Goal:
Give the material once more, word for word, without any images.

Dataset section:
★ ★ ★

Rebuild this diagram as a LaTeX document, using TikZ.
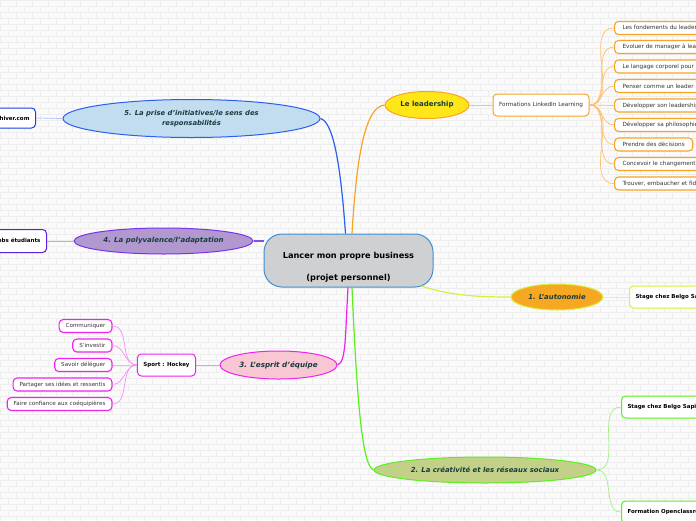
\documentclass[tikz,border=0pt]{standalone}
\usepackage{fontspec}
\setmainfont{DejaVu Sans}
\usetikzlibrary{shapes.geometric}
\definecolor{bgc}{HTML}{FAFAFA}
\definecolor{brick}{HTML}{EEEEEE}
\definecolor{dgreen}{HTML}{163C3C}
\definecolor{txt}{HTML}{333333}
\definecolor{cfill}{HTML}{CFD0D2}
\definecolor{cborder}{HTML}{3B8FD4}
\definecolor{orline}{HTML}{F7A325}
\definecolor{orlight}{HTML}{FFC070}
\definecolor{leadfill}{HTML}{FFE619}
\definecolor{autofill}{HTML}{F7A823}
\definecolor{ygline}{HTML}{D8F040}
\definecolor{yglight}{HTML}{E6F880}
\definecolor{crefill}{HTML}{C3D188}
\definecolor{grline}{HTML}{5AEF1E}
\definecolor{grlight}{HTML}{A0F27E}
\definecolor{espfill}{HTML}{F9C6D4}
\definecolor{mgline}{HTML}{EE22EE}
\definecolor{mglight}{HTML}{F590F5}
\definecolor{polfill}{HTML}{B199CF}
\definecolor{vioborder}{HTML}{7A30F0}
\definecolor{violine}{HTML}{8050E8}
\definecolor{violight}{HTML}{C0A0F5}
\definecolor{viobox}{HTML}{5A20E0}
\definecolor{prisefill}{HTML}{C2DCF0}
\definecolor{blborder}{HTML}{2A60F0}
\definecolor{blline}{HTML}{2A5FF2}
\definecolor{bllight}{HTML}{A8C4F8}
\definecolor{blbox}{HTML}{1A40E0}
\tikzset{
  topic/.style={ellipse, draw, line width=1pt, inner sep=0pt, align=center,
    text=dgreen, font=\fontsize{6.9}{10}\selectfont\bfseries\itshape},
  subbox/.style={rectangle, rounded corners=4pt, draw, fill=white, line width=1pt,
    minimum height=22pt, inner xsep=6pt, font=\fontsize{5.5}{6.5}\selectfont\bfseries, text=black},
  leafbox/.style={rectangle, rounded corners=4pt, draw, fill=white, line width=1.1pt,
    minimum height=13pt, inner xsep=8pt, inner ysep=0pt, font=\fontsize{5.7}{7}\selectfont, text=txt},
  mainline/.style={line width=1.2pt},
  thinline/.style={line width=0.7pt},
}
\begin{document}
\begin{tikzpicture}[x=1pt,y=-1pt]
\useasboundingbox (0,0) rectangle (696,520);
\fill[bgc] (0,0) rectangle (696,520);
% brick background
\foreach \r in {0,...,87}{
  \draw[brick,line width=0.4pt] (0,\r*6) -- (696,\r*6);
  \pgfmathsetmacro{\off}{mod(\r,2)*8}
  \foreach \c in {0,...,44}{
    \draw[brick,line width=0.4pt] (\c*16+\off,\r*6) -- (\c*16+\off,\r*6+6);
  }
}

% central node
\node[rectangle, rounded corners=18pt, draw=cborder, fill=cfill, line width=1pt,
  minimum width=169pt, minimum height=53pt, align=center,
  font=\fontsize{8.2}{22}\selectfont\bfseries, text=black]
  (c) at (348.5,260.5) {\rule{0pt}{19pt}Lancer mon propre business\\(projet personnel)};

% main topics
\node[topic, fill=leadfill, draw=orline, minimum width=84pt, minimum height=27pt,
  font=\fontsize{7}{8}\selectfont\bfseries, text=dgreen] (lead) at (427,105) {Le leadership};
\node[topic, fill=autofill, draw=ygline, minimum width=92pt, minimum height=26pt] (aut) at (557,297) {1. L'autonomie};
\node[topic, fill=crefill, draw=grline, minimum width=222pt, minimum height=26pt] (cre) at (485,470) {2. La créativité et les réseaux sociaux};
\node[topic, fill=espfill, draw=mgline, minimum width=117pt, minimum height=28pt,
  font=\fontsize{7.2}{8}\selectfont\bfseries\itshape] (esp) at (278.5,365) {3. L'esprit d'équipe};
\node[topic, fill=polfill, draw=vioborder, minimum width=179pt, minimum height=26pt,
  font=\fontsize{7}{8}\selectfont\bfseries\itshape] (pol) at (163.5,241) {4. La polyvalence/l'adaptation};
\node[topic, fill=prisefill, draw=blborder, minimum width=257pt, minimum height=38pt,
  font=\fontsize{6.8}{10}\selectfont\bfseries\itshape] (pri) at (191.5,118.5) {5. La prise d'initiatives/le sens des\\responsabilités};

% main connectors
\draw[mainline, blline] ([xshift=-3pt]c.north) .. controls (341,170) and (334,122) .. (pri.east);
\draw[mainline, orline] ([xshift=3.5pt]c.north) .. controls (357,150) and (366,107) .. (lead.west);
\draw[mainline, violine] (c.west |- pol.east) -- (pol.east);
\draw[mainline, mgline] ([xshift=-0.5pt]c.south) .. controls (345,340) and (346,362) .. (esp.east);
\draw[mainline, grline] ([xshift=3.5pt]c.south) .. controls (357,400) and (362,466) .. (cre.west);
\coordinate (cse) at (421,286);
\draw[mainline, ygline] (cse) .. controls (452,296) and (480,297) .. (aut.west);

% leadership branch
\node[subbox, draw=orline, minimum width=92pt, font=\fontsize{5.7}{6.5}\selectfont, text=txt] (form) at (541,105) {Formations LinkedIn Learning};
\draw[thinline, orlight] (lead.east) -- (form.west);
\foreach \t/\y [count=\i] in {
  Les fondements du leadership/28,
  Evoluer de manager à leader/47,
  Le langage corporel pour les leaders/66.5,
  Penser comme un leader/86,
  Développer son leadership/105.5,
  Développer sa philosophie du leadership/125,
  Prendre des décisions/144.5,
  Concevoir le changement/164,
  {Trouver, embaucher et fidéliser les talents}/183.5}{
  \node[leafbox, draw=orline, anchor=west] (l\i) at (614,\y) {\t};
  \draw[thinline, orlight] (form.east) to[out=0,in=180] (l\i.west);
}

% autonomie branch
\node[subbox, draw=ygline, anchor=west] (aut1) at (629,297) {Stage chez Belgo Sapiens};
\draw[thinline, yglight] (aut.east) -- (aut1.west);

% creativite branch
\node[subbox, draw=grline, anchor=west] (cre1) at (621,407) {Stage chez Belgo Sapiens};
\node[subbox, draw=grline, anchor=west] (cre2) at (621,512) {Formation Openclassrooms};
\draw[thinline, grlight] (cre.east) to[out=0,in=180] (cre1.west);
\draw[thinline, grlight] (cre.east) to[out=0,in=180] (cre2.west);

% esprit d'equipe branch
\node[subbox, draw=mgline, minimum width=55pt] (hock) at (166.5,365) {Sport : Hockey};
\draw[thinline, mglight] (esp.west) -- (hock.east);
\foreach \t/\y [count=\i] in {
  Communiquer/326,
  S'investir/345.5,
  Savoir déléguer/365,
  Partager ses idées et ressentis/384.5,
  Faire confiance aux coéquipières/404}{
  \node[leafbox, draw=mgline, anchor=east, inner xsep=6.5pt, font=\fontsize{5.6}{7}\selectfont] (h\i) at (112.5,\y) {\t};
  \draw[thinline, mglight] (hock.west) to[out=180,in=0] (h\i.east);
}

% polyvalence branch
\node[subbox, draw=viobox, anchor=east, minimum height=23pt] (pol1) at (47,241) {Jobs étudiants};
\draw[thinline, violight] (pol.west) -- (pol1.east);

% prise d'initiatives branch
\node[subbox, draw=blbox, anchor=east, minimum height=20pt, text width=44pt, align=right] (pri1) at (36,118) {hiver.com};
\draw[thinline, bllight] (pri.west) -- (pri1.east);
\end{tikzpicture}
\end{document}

★ ★ ★

Task output:
Rebuild this diagram as a LaTeX document, using TikZ.
\documentclass[tikz,border=0pt]{standalone}
\usepackage{fontspec}
\setmainfont{DejaVu Sans}
\usetikzlibrary{shapes.geometric}
\definecolor{bgc}{HTML}{FAFAFA}
\definecolor{brick}{HTML}{EEEEEE}
\definecolor{dgreen}{HTML}{163C3C}
\definecolor{txt}{HTML}{333333}
\definecolor{cfill}{HTML}{CFD0D2}
\definecolor{cborder}{HTML}{3B8FD4}
\definecolor{orline}{HTML}{F7A325}
\definecolor{orlight}{HTML}{FFC070}
\definecolor{leadfill}{HTML}{FFE619}
\definecolor{autofill}{HTML}{F7A823}
\definecolor{ygline}{HTML}{D8F040}
\definecolor{yglight}{HTML}{E6F880}
\definecolor{crefill}{HTML}{C3D188}
\definecolor{grline}{HTML}{5AEF1E}
\definecolor{grlight}{HTML}{A0F27E}
\definecolor{espfill}{HTML}{F9C6D4}
\definecolor{mgline}{HTML}{EE22EE}
\definecolor{mglight}{HTML}{F590F5}
\definecolor{polfill}{HTML}{B199CF}
\definecolor{vioborder}{HTML}{7A30F0}
\definecolor{violine}{HTML}{8050E8}
\definecolor{violight}{HTML}{C0A0F5}
\definecolor{viobox}{HTML}{5A20E0}
\definecolor{prisefill}{HTML}{C2DCF0}
\definecolor{blborder}{HTML}{2A60F0}
\definecolor{blline}{HTML}{2A5FF2}
\definecolor{bllight}{HTML}{A8C4F8}
\definecolor{blbox}{HTML}{1A40E0}
\tikzset{
  topic/.style={ellipse, draw, line width=1pt, inner sep=0pt, align=center,
    text=dgreen, font=\fontsize{6.9}{10}\selectfont\bfseries\itshape},
  subbox/.style={rectangle, rounded corners=4pt, draw, fill=white, line width=1pt,
    minimum height=22pt, inner xsep=6pt, font=\fontsize{5.5}{6.5}\selectfont\bfseries, text=black},
  leafbox/.style={rectangle, rounded corners=4pt, draw, fill=white, line width=1.1pt,
    minimum height=13pt, inner xsep=8pt, inner ysep=0pt, font=\fontsize{5.7}{7}\selectfont, text=txt},
  mainline/.style={line width=1.2pt},
  thinline/.style={line width=0.7pt},
}
\begin{document}
\begin{tikzpicture}[x=1pt,y=-1pt]
\useasboundingbox (0,0) rectangle (696,520);
\fill[bgc] (0,0) rectangle (696,520);
% brick background
\foreach \r in {0,...,87}{
  \draw[brick,line width=0.4pt] (0,\r*6) -- (696,\r*6);
  \pgfmathsetmacro{\off}{mod(\r,2)*8}
  \foreach \c in {0,...,44}{
    \draw[brick,line width=0.4pt] (\c*16+\off,\r*6) -- (\c*16+\off,\r*6+6);
  }
}

% central node
\node[rectangle, rounded corners=18pt, draw=cborder, fill=cfill, line width=1pt,
  minimum width=169pt, minimum height=53pt, align=center,
  font=\fontsize{8.2}{22}\selectfont\bfseries, text=black]
  (c) at (348.5,260.5) {\rule{0pt}{19pt}Lancer mon propre business\\(projet personnel)};

% main topics
\node[topic, fill=leadfill, draw=orline, minimum width=84pt, minimum height=27pt,
  font=\fontsize{7}{8}\selectfont\bfseries, text=dgreen] (lead) at (427,105) {Le leadership};
\node[topic, fill=autofill, draw=ygline, minimum width=92pt, minimum height=26pt] (aut) at (557,297) {1. L'autonomie};
\node[topic, fill=crefill, draw=grline, minimum width=222pt, minimum height=26pt] (cre) at (485,470) {2. La créativité et les réseaux sociaux};
\node[topic, fill=espfill, draw=mgline, minimum width=117pt, minimum height=28pt,
  font=\fontsize{7.2}{8}\selectfont\bfseries\itshape] (esp) at (278.5,365) {3. L'esprit d'équipe};
\node[topic, fill=polfill, draw=vioborder, minimum width=179pt, minimum height=26pt,
  font=\fontsize{7}{8}\selectfont\bfseries\itshape] (pol) at (163.5,241) {4. La polyvalence/l'adaptation};
\node[topic, fill=prisefill, draw=blborder, minimum width=257pt, minimum height=38pt,
  font=\fontsize{6.8}{10}\selectfont\bfseries\itshape] (pri) at (191.5,118.5) {5. La prise d'initiatives/le sens des\\responsabilités};

% main connectors
\draw[mainline, blline] ([xshift=-3pt]c.north) .. controls (341,170) and (334,122) .. (pri.east);
\draw[mainline, orline] ([xshift=3.5pt]c.north) .. controls (357,150) and (366,107) .. (lead.west);
\draw[mainline, violine] (c.west |- pol.east) -- (pol.east);
\draw[mainline, mgline] ([xshift=-0.5pt]c.south) .. controls (345,340) and (346,362) .. (esp.east);
\draw[mainline, grline] ([xshift=3.5pt]c.south) .. controls (357,400) and (362,466) .. (cre.west);
\coordinate (cse) at (421,286);
\draw[mainline, ygline] (cse) .. controls (452,296) and (480,297) .. (aut.west);

% leadership branch
\node[subbox, draw=orline, minimum width=92pt, font=\fontsize{5.7}{6.5}\selectfont, text=txt] (form) at (541,105) {Formations LinkedIn Learning};
\draw[thinline, orlight] (lead.east) -- (form.west);
\foreach \t/\y [count=\i] in {
  Les fondements du leadership/28,
  Evoluer de manager à leader/47,
  Le langage corporel pour les leaders/66.5,
  Penser comme un leader/86,
  Développer son leadership/105.5,
  Développer sa philosophie du leadership/125,
  Prendre des décisions/144.5,
  Concevoir le changement/164,
  {Trouver, embaucher et fidéliser les talents}/183.5}{
  \node[leafbox, draw=orline, anchor=west] (l\i) at (614,\y) {\t};
  \draw[thinline, orlight] (form.east) to[out=0,in=180] (l\i.west);
}

% autonomie branch
\node[subbox, draw=ygline, anchor=west] (aut1) at (629,297) {Stage chez Belgo Sapiens};
\draw[thinline, yglight] (aut.east) -- (aut1.west);

% creativite branch
\node[subbox, draw=grline, anchor=west] (cre1) at (621,407) {Stage chez Belgo Sapiens};
\node[subbox, draw=grline, anchor=west] (cre2) at (621,512) {Formation Openclassrooms};
\draw[thinline, grlight] (cre.east) to[out=0,in=180] (cre1.west);
\draw[thinline, grlight] (cre.east) to[out=0,in=180] (cre2.west);

% esprit d'equipe branch
\node[subbox, draw=mgline, minimum width=55pt] (hock) at (166.5,365) {Sport : Hockey};
\draw[thinline, mglight] (esp.west) -- (hock.east);
\foreach \t/\y [count=\i] in {
  Communiquer/326,
  S'investir/345.5,
  Savoir déléguer/365,
  Partager ses idées et ressentis/384.5,
  Faire confiance aux coéquipières/404}{
  \node[leafbox, draw=mgline, anchor=east, inner xsep=6.5pt, font=\fontsize{5.6}{7}\selectfont] (h\i) at (112.5,\y) {\t};
  \draw[thinline, mglight] (hock.west) to[out=180,in=0] (h\i.east);
}

% polyvalence branch
\node[subbox, draw=viobox, anchor=east, minimum height=23pt] (pol1) at (47,241) {Jobs étudiants};
\draw[thinline, violight] (pol.west) -- (pol1.east);

% prise d'initiatives branch
\node[subbox, draw=blbox, anchor=east, minimum height=20pt, text width=44pt, align=right] (pri1) at (36,118) {hiver.com};
\draw[thinline, bllight] (pri.west) -- (pri1.east);
\end{tikzpicture}
\end{document}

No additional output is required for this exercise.